09 Jun '13 08:25>3 edits
Originally posted by KazetNagorraFor someone falling 9ft the correction is tiny. Sticking with imperial units, the acceleration is given by:
Sounds about right, I think I used 24 ft/s, an acceleration of 9.8 m/s² and then rounded the answer up to get 9 ft. (the formula is correct) In any case it only gives a lower bound since you neglect friction, which is a pretty poor approximation in this case.
a = g - k v*v
where k = drag coefficient/mass. Using a = v * (dv/dx) and assuming a stationary start, I can integrate this to get:
v ^ 2 = (g/k) * (1 - exp(-2kx))
in the limit x -> infinity this gives v_t^2 = g/k. So I can write the above in terms of the terminal velocity to give:
v = v_t * sqrt((1 - exp(-2*g*x/(v_t^2)))
As a quick check, in the limit that v_t is very large the exponential expands to give:
v = v_t * sqrt ( 2*g*x / v_t^2)
=> v^2 = 2*g*x which is the vacuum result.

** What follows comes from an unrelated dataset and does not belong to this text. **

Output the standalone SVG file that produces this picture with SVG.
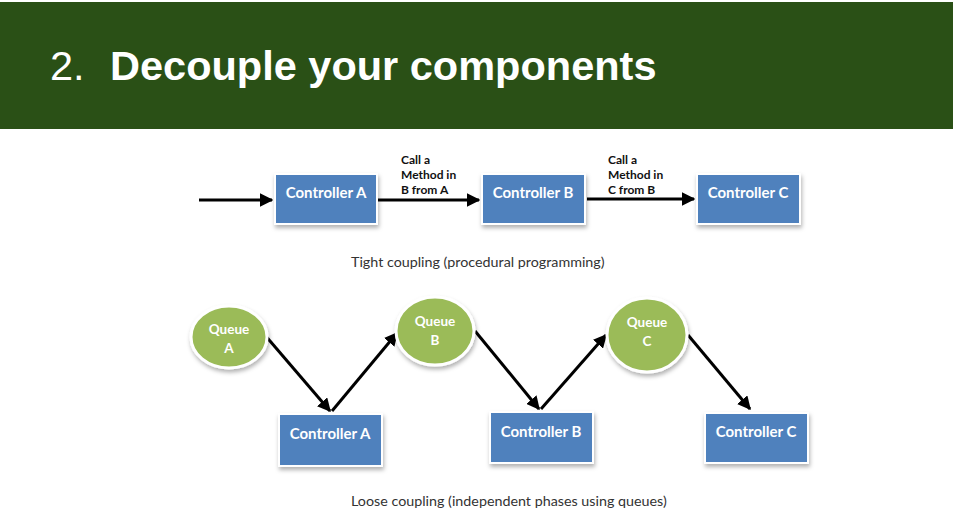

Wikipedia gives a terminal velocity for a human as 70 m/s, I'll approximate that as 200 ft/s. Putting this as well as your figure of 9 ft into the equation gives:
v = 200 * sqrt( 1 - exp (- 2 * 32 * 9/200*200))
= 200 * sqrt(0.0143) = 23.91, which rounds up to 24 ft/s
Which is the number you started with. I think the error due to air resistance is negligible over this distance. The effect of horizontal speed is going to be more important and could easily make the landing feel more like the 12 ft USArmyParatrooper's c/o quoted.